There is some irony, however, in the self-amused narration by Harry. He seems to know several kinds of "truth." "I think you try to invest each scene with a question," Sachs says. "That's the same in 40 Shades of Blue [Sachs' second feature] or this movie, where it's more external what the questions are. But I wanted to go back to the idea of this not being a film full of quotes. Peter Bogdanovich said there's no such thing as old films, there's only good films and bad films. What I would say is that this kind of story is as present, as present tense, the story, the time, the structure is present tense because this kind of tale is part of our imagination because of 100 years of filmmaking."

Dickon Hinchliffe's lush, melancholy score is like a cross between David Raksin (Laura, Force of Evil) meets Tindersticks (Hinchliffe's band). "We started working on this score before we'd shot the film," the 42-year old director says. "Rachel had the score in her ears before a scene. Dickon, one thing I learned working on him with this film, it's about understanding [what came before in film] history. The level of artistry, whether it's [Chris] and Monty Clift and John Garfield or me and Renoir or whatever. Dickon knows… I learned all this stuff about Bernard Hermann and what [in his music] came from Shostakovich, but not in an academic way, but he has a great, deep understanding of the musical score and where it can come from and what it can do. But he is a modern writer." The music from the end credits of Married Life plays automatically when you Hinchcliffe's site.

Gypsy Caravan (***)

Jasmine Dellal's heartening Gypsy Caravan follows a six week 2004 tour through the U.S. and Canada of Romani, or "gypsy," musicians from around the world who'd never met, haling from Romania, Spain, Macedonia, and India, but sharing tradition, blood and song. As the tour progresses, and Dellal intercuts sparing bits of performance with a visit to the home ground of the individual musicians, they gradually grow into community, and begin to collaborate, creating cross-boundary music that is thrilling to behold.
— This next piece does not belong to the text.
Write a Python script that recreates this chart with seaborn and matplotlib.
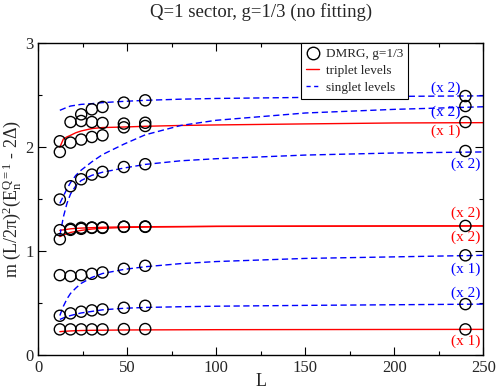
import numpy as np
import pandas as pd
import matplotlib
matplotlib.use("Agg")
import matplotlib.pyplot as plt
from matplotlib.lines import Line2D
from matplotlib.ticker import MultipleLocator
import seaborn as sns

sns.set_theme(style="ticks")
plt.rcParams['font.family'] = ['Liberation Serif', 'DejaVu Serif']
plt.rcParams['mathtext.fontset'] = 'custom'
plt.rcParams['mathtext.rm'] = 'Liberation Serif'
plt.rcParams['mathtext.it'] = 'Liberation Serif:italic'

# ---------------- data ----------------
dmrg_L = [12, 18, 24, 30, 36, 48, 60]
dmrg_b1 = [0.247, 0.247, 0.247, 0.247, 0.247, 0.250, 0.250]
dmrg_b2 = [0.378, 0.401, 0.417, 0.430, 0.439, 0.455, 0.474]
dmrg_b3 = [0.769, 0.760, 0.769, 0.782, 0.795, 0.830, 0.859]
dmrg_b4 = [1.115, 1.205, 1.215, 1.224, 1.224, 1.234, 1.234]
dmrg_b5 = [1.202, 1.215, 1.225, 1.228, 1.228, 1.236, 1.238]
dmrg_b6 = [1.497, 1.625, 1.692, 1.737, 1.763, 1.810, 1.837]
dmrg_b7 = [1.955, 2.045, 2.074, 2.099, 2.115, 2.192, 2.205]
dmrg_b8 = [2.058, 2.243, 2.253, 2.243, 2.234, 2.228, 2.236]
dmrg_b9 = [np.nan, np.nan, 2.317, 2.365, 2.388, 2.430, 2.452]
dmrg_L240 = 240
dmrg_E240 = [0.247, 0.490, 0.960, 1.243, 1.964, 2.243, 2.397, 2.493]

line_L = [12, 14, 16, 18, 21, 24, 30, 36, 48, 60, 80, 100, 150, 200, 250]
triplet_1 = [0.225, 0.228, 0.230, 0.232, 0.234, 0.236, 0.238, 0.239, 0.241, 0.242, 0.243, 0.244, 0.245, 0.246, 0.247]
triplet_2a = [1.200, 1.205, 1.210, 1.215, 1.219, 1.222, 1.226, 1.230, 1.233, 1.235, 1.237, 1.239, 1.241, 1.242, 1.243]
triplet_2b = [1.140, 1.155, 1.168, 1.180, 1.190, 1.200, 1.213, 1.220, 1.228, 1.232, 1.235, 1.238, 1.240, 1.242, 1.243]
triplet_3 = [2.000, 2.080, 2.100, 2.115, 2.140, 2.157, 2.180, 2.190, 2.195, 2.202, 2.210, 2.215, 2.225, 2.234, 2.237]
singlet_1 = [0.343, 0.357, 0.370, 0.380, 0.393, 0.405, 0.420, 0.435, 0.450, 0.458, 0.465, 0.470, 0.478, 0.484, 0.490]
singlet_2 = [0.380, 0.470, 0.540, 0.593, 0.645, 0.690, 0.747, 0.785, 0.824, 0.850, 0.880, 0.900, 0.930, 0.945, 0.960]
singlet_3 = [1.150, 1.330, 1.460, 1.550, 1.630, 1.680, 1.730, 1.760, 1.800, 1.835, 1.870, 1.890, 1.925, 1.945, 1.955]
singlet_4 = [1.460, 1.530, 1.600, 1.660, 1.730, 1.780, 1.860, 1.930, 2.030, 2.120, 2.210, 2.260, 2.330, 2.365, 2.390]
singlet_5 = [2.356, 2.370, 2.385, 2.397, 2.405, 2.413, 2.420, 2.430, 2.442, 2.452, 2.463, 2.470, 2.480, 2.490, 2.495]

deg_labels = ["(x 2)", "(x 2)", "(x 1)", "(x 2)", "(x 2)", "(x 2)", "(x 1)", "(x 2)", "(x 1)"]
deg_colors = ["blue", "blue", "red", "blue", "red", "red", "blue", "blue", "red"]
deg_x = [229, 229, 229, 240, 240, 240, 240, 240, 240]
deg_y = [2.564, 2.334, 2.154, 1.837, 1.368, 1.132, 0.827, 0.593, 0.128]

# ---------------- figure ----------------
fig = plt.figure(figsize=(4.98, 3.91), dpi=100)
ax = fig.add_axes([0.0773, 0.092, 0.893, 0.797])

dash = (0, (4.5, 2.5))
for ys in [triplet_1, triplet_2a, triplet_2b, triplet_3]:
    sns.lineplot(x=line_L, y=ys, color="red", lw=1.0, ax=ax, sort=False)
for ys in [singlet_1, singlet_2, singlet_3, singlet_4, singlet_5]:
    sns.lineplot(x=line_L, y=ys, color="blue", lw=1.0, linestyle=dash, ax=ax, sort=False)

rows = []
for b in [dmrg_b1, dmrg_b2, dmrg_b3, dmrg_b4, dmrg_b5, dmrg_b6, dmrg_b7, dmrg_b8, dmrg_b9]:
    for L, e in zip(dmrg_L, b):
        if not np.isnan(e):
            rows.append((L, e))
for e in dmrg_E240:
    rows.append((dmrg_L240, e))
df = pd.DataFrame(rows, columns=["L", "E"])
sns.scatterplot(data=df, x="L", y="E", marker="o", s=64, facecolors="none",
                edgecolors="black", linewidths=1.0, ax=ax, zorder=5)

for t, c, x, y in zip(deg_labels, deg_colors, deg_x, deg_y):
    ax.text(x, y, t, color=c, fontsize=11, ha="center", va="center")

ax.set_xlim(0, 250)
ax.set_ylim(0, 3)
ax.xaxis.set_major_locator(MultipleLocator(50))
ax.xaxis.set_minor_locator(MultipleLocator(25))
ax.yaxis.set_major_locator(MultipleLocator(1))
ax.yaxis.set_minor_locator(MultipleLocator(0.5))
ax.tick_params(which="both", direction="in", top=True, right=True, labelsize=12, color="black")
ax.tick_params(which="major", length=6, width=0.8)
ax.tick_params(which="minor", length=3, width=0.8)
for s in ax.spines.values():
    s.set_color("black")
    s.set_linewidth(1.0)

ax.set_xlabel("L", fontsize=13, labelpad=-2)
ax.set_ylabel(r"m (L/2π)$^{\mathrm{2}}$(E$_{\mathrm{n}}^{\mathrm{Q=1}}$ - 2Δ)", fontsize=13, labelpad=1)
fig.text(0.524, 0.97, "Q=1 sector, g=1/3 (no fitting)", fontsize=13.5, ha="center", va="center")

handles = [
    Line2D([], [], marker="o", ls="none", mfc="none", mec="black", ms=9, mew=1.0),
    Line2D([], [], color="red", lw=1.0),
    Line2D([], [], color="blue", lw=1.0, ls=(0, (3, 2.5))),
]
leg = ax.legend(handles, ["DMRG, g=1/3", "triplet levels", "singlet levels"],
                loc="upper right", bbox_to_anchor=(0.83, 1.0), fontsize=9.5,
                frameon=True, fancybox=False, edgecolor="black", framealpha=1,
                handlelength=1.0, borderpad=0.35, labelspacing=0.35, handletextpad=0.5,
                borderaxespad=0)
leg.get_frame().set_linewidth(0.8)

fig.savefig("out.png", dpi=100)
The characters are what stand most in memory, from the Macedonian diva, who, childless, adopted forty-seven children, and frail, elderly Nicolae Neacsu, whose eyes light up at the sight of women and whose body comes to taut life when a violin is tucked under his chin. Della's editing is seductive, creating rhythms and metaphors with quiet assurance. Consider, among other images, a moth around a bare light bulb in a Romanian village near the film's end: in context of the film, it's a lovely shot, but has three or four other meanings as well. Dellal's collaborators include Albert Maysles, who shot part of the picture.


The Counterfeiters (** ½)

Stefan Ruzowitzky's Austrian selection for Best Foreign Language Academy Award, The Counterfeiters (Die Falscher) is very good, no matter how much one might have wished a movie like the sterling, startling 4 Months, 3 Weeks, 2 Days (from Romania) to have been in the top five selected through the Academy's arcane processes, which include the selection of a single entrant from each non-English speaking country, selected by a local industry committee and to have the largest percentage of its dialogue in its native language. (The Israeli The Band's Visit, a comedy about miscommunication, was tossed out because its Hebrew- and Arabic-speaking characters can only communicate in fractured English, ergo too much of the "wrong" language.) Based on a novel called "The Devil's Workshop," The Counterfeiters is best at portraying how small moral choices are compounded in the face of the need to survive. The story wends its way to 1944, where Jews and criminals in the Sachsenhausen concentration camp north of Berlin have been assembled to forge as many dollars and pounds as possible to undermine the economies of the Allies. Seedy-featured Karl Markovics makes a watchable antihero. But indirection is the way to go with any contemporary Holocaust drama that hopes to succeed, and at its best moments, Ruzowitzky's film accomplishes that. (The little-seen Fateless may be the latter-day avatar of this approach.) There's a world outside the walls of the compound, and from sound and rumor, a terrible one, a frightening one that the captives' imagination doubtless know will turn out as terrible as history knows. Antiheroes survive, but at great cost.

Irina Palm (1/2 *)

Marianne Faithfull and handjobs? Isn't that a bit… disquieting? Especially being of a certain age? A kind of Lars Trier-Michael Haneke-lite, German-born Belgian director Sam Garbarski's five-production-nation Irina Palm situates the game, once-gamine Faithfull at a glory hole at a hole-in-the-wall called Sex World in London's Soho, her character demonstrating her love for a life-endangered grandson by earning money while the risk of getting "penis elbow." A comedy to laugh at and easily forgettable, far, far from being a Calendar Girls or Full Monty, unlike the blunt, aggrievedly obscene lyrics to Faithfull's perhaps best-known song, "Why'd ya do it, she said, why'd you let that trash get a hold of your cock, get stoned on my hash? Why'd ya do it she said, why'd you let her suck your cock? … Why'd ya do it, she said, why'd you spit on my snatch? Are we out of love now; is this just a bad patch? Why'd ya do it, she said, why'd you do what you did? Why'd ya do it, she screamed, after all we've said, every time I see your dick I see her cunt in my bed." Poor baby.